Yesterday, Fury’s promoter, Frank Warren, said talks were ongoing but that if the money wasn’t there to satisfy both parties then there wasn’t much he could do.
Speaking to TalkSPORT, Krassyuk agreed with the man across the negotiating table, but pointing out that it was a fair split they were interested in rather than a guaranteed figure.
“Frank Warren said he’s got a pot and he needs to get the agreement of both parties to participate, and if the money in the pot is not enough it won’t happen.”
“I completely agree with it. On our side, we have nothing more to add.”

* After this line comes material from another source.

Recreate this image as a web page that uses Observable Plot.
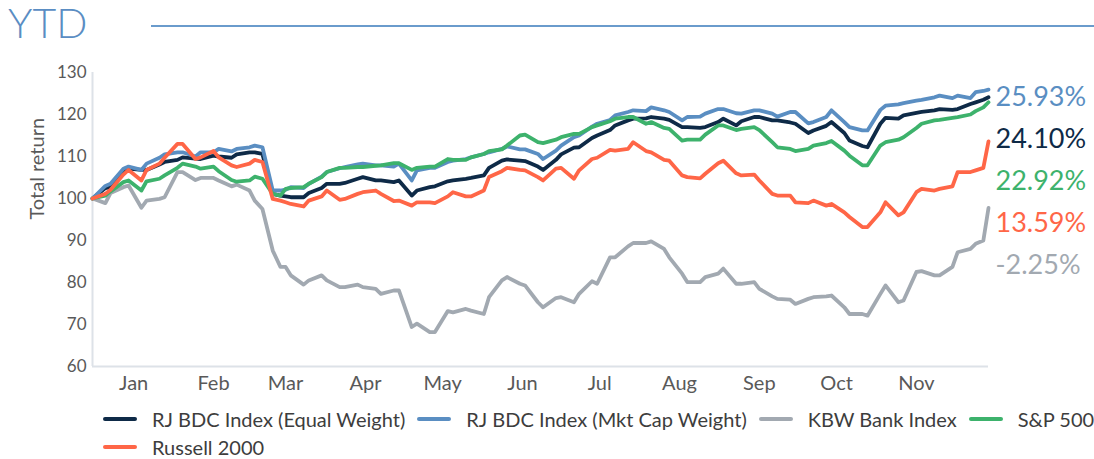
<!DOCTYPE html>
<html><head><meta charset="utf-8">
<script src="https://cdn.jsdelivr.net/npm/d3@7"></script>
<script src="https://cdn.jsdelivr.net/npm/@observablehq/plot@0.6"></script>
<style>
body{margin:0;background:#fff;font-family:Lato,sans-serif;width:1094px;height:459px;position:relative;overflow:hidden}
#title{position:absolute;left:8px;top:1px;font-size:41px;color:#5a8dc3;font-weight:300;line-height:44px}
#rule{position:absolute;left:151px;right:0;top:25px;height:2px;background:#6a9bcc}
#chart{position:absolute;left:0;top:48px}
#legend{position:absolute;left:103px;top:405px}
.row{display:flex;align-items:center;height:28px;column-gap:12px}
.item{display:flex;align-items:center;font-size:20px;color:#3d3d3d;white-space:nowrap}
.sw{width:34px;height:4px;border-radius:2px;margin-right:15px}
</style></head>
<body>
<div id="title">YTD</div>
<div id="rule"></div>
<div id="chart"></div>
<div id="legend"></div>
<script>
const seriesNames = ["RJ BDC Index (Equal Weight)","RJ BDC Index (Mkt Cap Weight)","KBW Bank Index","S&P 500","Russell 2000"];
const seriesColors = ["#0e2a47","#5a8ec2","#a2a9b1","#3db26c","#ff6647"];
const finalLabels = ["24.10%","25.93%","-2.25%","22.92%","13.59%"];
const yTicks = [60,70,80,90,100,110,120,130];
const monthLabels = ["Jan","Feb","Mar","Apr","May","Jun","Jul","Aug","Sep","Oct","Nov"];

const dates = ["2022-12-30","2023-01-04","2023-01-06","2023-01-11","2023-01-13","2023-01-18","2023-01-20","2023-01-25","2023-01-27","2023-02-01",
  "2023-02-03","2023-02-08","2023-02-10","2023-02-15","2023-02-17","2023-02-22","2023-02-24","2023-03-01","2023-03-03","2023-03-06",
  "2023-03-10","2023-03-13","2023-03-15","2023-03-17","2023-03-22","2023-03-24","2023-03-29","2023-03-31","2023-04-05","2023-04-07",
  "2023-04-12","2023-04-14","2023-04-19","2023-04-21","2023-04-26","2023-04-28","2023-05-03","2023-05-05","2023-05-10","2023-05-12",
  "2023-05-17","2023-05-19","2023-05-24","2023-05-26","2023-05-31","2023-06-02","2023-06-07","2023-06-09","2023-06-14","2023-06-16",
  "2023-06-21","2023-06-23","2023-06-28","2023-06-30","2023-07-05","2023-07-07","2023-07-12","2023-07-14","2023-07-19","2023-07-21",
  "2023-07-26","2023-07-28","2023-08-02","2023-08-04","2023-08-09","2023-08-11","2023-08-16","2023-08-18","2023-08-23","2023-08-25",
  "2023-08-30","2023-09-01","2023-09-06","2023-09-08","2023-09-13","2023-09-15","2023-09-20","2023-09-22","2023-09-27","2023-09-29",
  "2023-10-04","2023-10-06","2023-10-11","2023-10-13","2023-10-18","2023-10-20","2023-10-25","2023-10-27","2023-11-01","2023-11-03",
  "2023-11-08","2023-11-10","2023-11-15","2023-11-17","2023-11-22","2023-11-24","2023-11-29","2023-12-01","2023-12-06","2023-12-08",
  "2023-12-11","2023-12-13"];

const equalWeight = [100,102.5,102.7,106.3,107.1,106.8,106.8,108.1,108.7,109.2,
  109.8,109.5,109.4,110.2,110,109.7,110.5,111,111,110.6,
  101.1,100.7,100.5,100.3,100.3,101.3,102.5,103.5,103.5,103.7,
  104.7,105.1,104.3,104.3,103.9,104.3,100.7,101.9,102.7,102.9,
  104.1,104.3,104.7,104.9,105.5,107.3,109,109.3,109,108.9,
  107.6,106.8,109.2,110.5,112.1,112.2,114.4,115,116.3,117.4,
  118.6,119,119.1,119.4,119,118.7,117,117,116.8,117,
  118.2,119,117.4,118.4,119.4,119.4,118.6,118.6,118.1,117.8,
  115.6,116.2,117.3,118.2,115.6,113.8,112.5,112.2,117.8,119.2,
  119,119.8,120.4,120.6,121,121.3,121.1,121.3,122.5,122.9,
  123.5,124.1];
const mktCapWeight = [100,103,103.5,107.1,107.6,106.8,108.3,109.7,110.5,111,
  111,110,111,111,111.8,111.2,111.8,112.2,112.6,112.2,
  101.9,101.9,102.1,102.7,102.5,103.5,105.2,106.3,107.2,107.5,
  108.1,108.3,107.9,107.9,107.6,108.3,104.3,106.7,107.3,107.3,
  108.7,109,109.4,109.8,110.6,111,111.8,112.4,111.7,111.7,
  110.6,109.4,111.4,112.6,114.6,115,117.1,117.8,118.7,119.8,
  120.6,121,120.8,121.7,121,120.6,118.6,119.4,119.5,120.2,
  121.3,121.3,120.3,120.2,121,121,120.2,119.5,120.6,120.6,
  117.9,118.2,119.4,121,118.2,117,116.2,116.2,121.1,122.1,
  122.4,122.7,123.3,123.5,124.1,124.5,123.9,124.5,123.9,125.3,
  125.6,125.93];
const kbwBank = [100,98.9,101.3,102.7,103.1,97.8,99.5,99.9,100.3,106.3,
  106.3,104.4,104.9,104.9,104.3,102.9,103.3,101.9,99.5,97.5,
  87.6,83.7,83.7,81.7,79.5,80.5,81.7,80.5,78.9,78.9,
  79.5,78.9,78.5,77.3,78.1,78.1,69.4,70.2,68.2,68.2,
  73.2,72.9,73.7,73.3,72.5,76.5,80.5,81.3,79.7,79.3,
  75.3,74.1,76.3,76.5,75.3,77.3,80.3,79.7,86,86,
  88.6,89.4,89.4,89.8,88,86,82.1,80.1,80.1,81.3,
  82.1,83.3,79.7,79.7,80.1,78.5,76.7,76.1,75.9,74.9,
  76.1,76.5,76.7,76.9,74.1,72.5,72.5,72.1,77.3,79.3,
  75.3,75.7,82.5,82.7,81.7,81.7,83.7,87.2,88,89.2,
  90,97.75];
const sp500 = [100,100.7,101.7,103.9,104.3,101.9,104.1,104.7,105.5,107.3,
  108.3,107.6,107.1,107.6,106.5,104.4,104,104.3,105.2,104.7,
  101.1,100.7,102.3,102.5,102.7,103.5,105.1,106.3,107.3,107.3,
  107.5,107.5,107.8,107.9,108.4,108.4,106.8,107.3,107.6,107.6,
  109.4,109.2,109.2,109.8,110.6,111.3,111.7,112.6,115,115.2,
  113.4,113.2,114,114.6,115.4,115.4,117,117.4,118.4,119,
  119.4,119.4,117.8,118.2,116.8,116.6,113.8,114,114,115.2,
  117.4,117.4,116.3,116.6,117,116.3,113.4,112.2,111.8,111.3,
  111.8,112.6,113.2,113.7,111.4,110.2,107.9,107.9,112.6,113.4,
  114,114.6,116.8,117.8,118.6,118.7,119.2,119.4,120,120.8,
  121.7,122.92];
const russell2000 = [100,101.1,102.1,105.7,106.8,104.3,106.8,108.3,109.7,113,
  113,109.4,109.8,111.3,109.8,107.9,107.5,108.3,109.2,108.7,
  99.9,99.5,99.1,98.7,98.1,99.5,100.5,101.9,99.7,99.9,
  101.1,101.5,101.9,101.1,99.4,99.5,98.3,99.1,99.1,98.9,
  100.5,101.5,100.5,100.5,101.9,105.1,106.5,107.3,106.8,106.7,
  105.1,104.3,107.1,107.3,104.7,106.7,109.4,109.7,111.6,111.4,
  111.8,113.4,111.3,111,109.2,109,105.5,105.1,104.8,105.9,
  108.4,109,106,105.5,105.7,104.3,101.1,100.7,100.7,99.1,
  98.9,99.5,98.3,98.7,96.7,95.6,93.2,93.2,96.7,99.1,
  96,96.7,101.5,102.3,101.9,102.3,102.9,106.3,106.3,106.7,
  107.3,113.59];

const seriesValues = [equalWeight, mktCapWeight, kbwBank, sp500, russell2000];
const parsed = dates.map(d => new Date(d + "T00:00:00Z"));
const table = seriesNames.flatMap((name, s) => seriesValues[s].map((v, i) => ({series: name, date: parsed[i], value: v})));
const last = parsed.length - 1;

// end labels, stacked in order of final value
const endLabels = seriesNames.map((name, s) => ({series: name, label: finalLabels[s], final: seriesValues[s][last]}))
  .sort((a, b) => b.final - a.final)
  .map((d, i) => ({...d, date: parsed[last], ly: 124 - 10 * i}));

const monthTicks = monthLabels.map((m, i) => new Date(Date.UTC(2023, i, 15)));

const chart = Plot.plot({
  width: 1094, height: 352,
  marginLeft: 92, marginRight: 106, marginTop: 24, marginBottom: 34,
  style: {fontFamily: "Lato, sans-serif", fontSize: "17px", color: "#595959", background: "transparent", overflow: "visible"},
  x: {type: "utc", domain: [parsed[0], parsed[last]]},
  y: {domain: [60, 130]},
  color: {domain: seriesNames, range: seriesColors},
  marks: [
    Plot.ruleX([parsed[0]], {stroke: "#dde2e8", strokeWidth: 2}),
    Plot.ruleY([60], {stroke: "#dde2e8", strokeWidth: 2}),
    Plot.axisY({ticks: yTicks, tickSize: 0, tickPadding: 6, label: null, fontSize: 17}),
    Plot.axisX({ticks: monthTicks, tickSize: 0, tickPadding: 9, label: null, fontSize: 20,
      tickFormat: d => monthLabels[d.getUTCMonth()]}),
    Plot.text(["Total return"], {frameAnchor: "left", rotate: -90, dx: -55, fontSize: 20, fill: "#595959"}),
    Plot.line(table, {x: "date", y: "value", z: "series", stroke: "series", strokeWidth: 3.8, strokeLinejoin: "round", strokeLinecap: "round"}),
    Plot.text(endLabels, {x: "date", y: "ly", text: "label", fill: "series", dx: 7, textAnchor: "start", fontSize: 27})
  ]
});
document.getElementById("chart").appendChild(chart);

// legend: four items per row
const legend = document.getElementById("legend");
const perRow = 4;
for (let r = 0; r * perRow < seriesNames.length; r++) {
  const row = document.createElement("div");
  row.className = "row";
  seriesNames.slice(r * perRow, r * perRow + perRow).forEach((name, k) => {
    const s = r * perRow + k;
    const item = document.createElement("div");
    item.className = "item";
    const sw = document.createElement("span");
    sw.className = "sw";
    sw.style.background = seriesColors[s];
    const t = document.createElement("span");
    t.textContent = name;
    item.appendChild(sw); item.appendChild(t);
    row.appendChild(item);
  });
  legend.appendChild(row);
}
</script>
</body></html>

“We are not asking for a figure, we are asking for a split and probably the split doesn’t work well if someone is asking for a figure, and I can definitely say that it’s not our party.”
“If it generates a lot, then we are happy to share it. If it doesn’t, it is what it is.
“But it’s all about the glory, it’s all about the legacy, it’s all about the huge thing, the fight has never happened before so we are really thirsty to make it happen.”
Krassyuk then gave fans an insight into the figures, claiming a half and half agreement was later rescinded by Fury.
There has been plenty of talk of the split, and what each man feels he deserves, especially if the fight lands in Fury’s home country at Wembley Stadium.
“We initially agreed for 50/50. But then Tyson was asking for some bigger money.”
“So we made it clear that we are ready to go 60/40, but the winner takes 60. That was our latest offer.”
Asked if Fury turned that down, Krassyuk responded ‘yes exactly’ – and offered a theory as to why.
“Normally when a fighter does not want to take a fight, he asks for something impossible so it doesn’t take place.”
Should the fight fail to be made – and that’s looking likelier by the day – it will be yet another failure on boxing’s part to make the biggest and most significant contests possible. There’s no official word, but April 29 comes ever closer.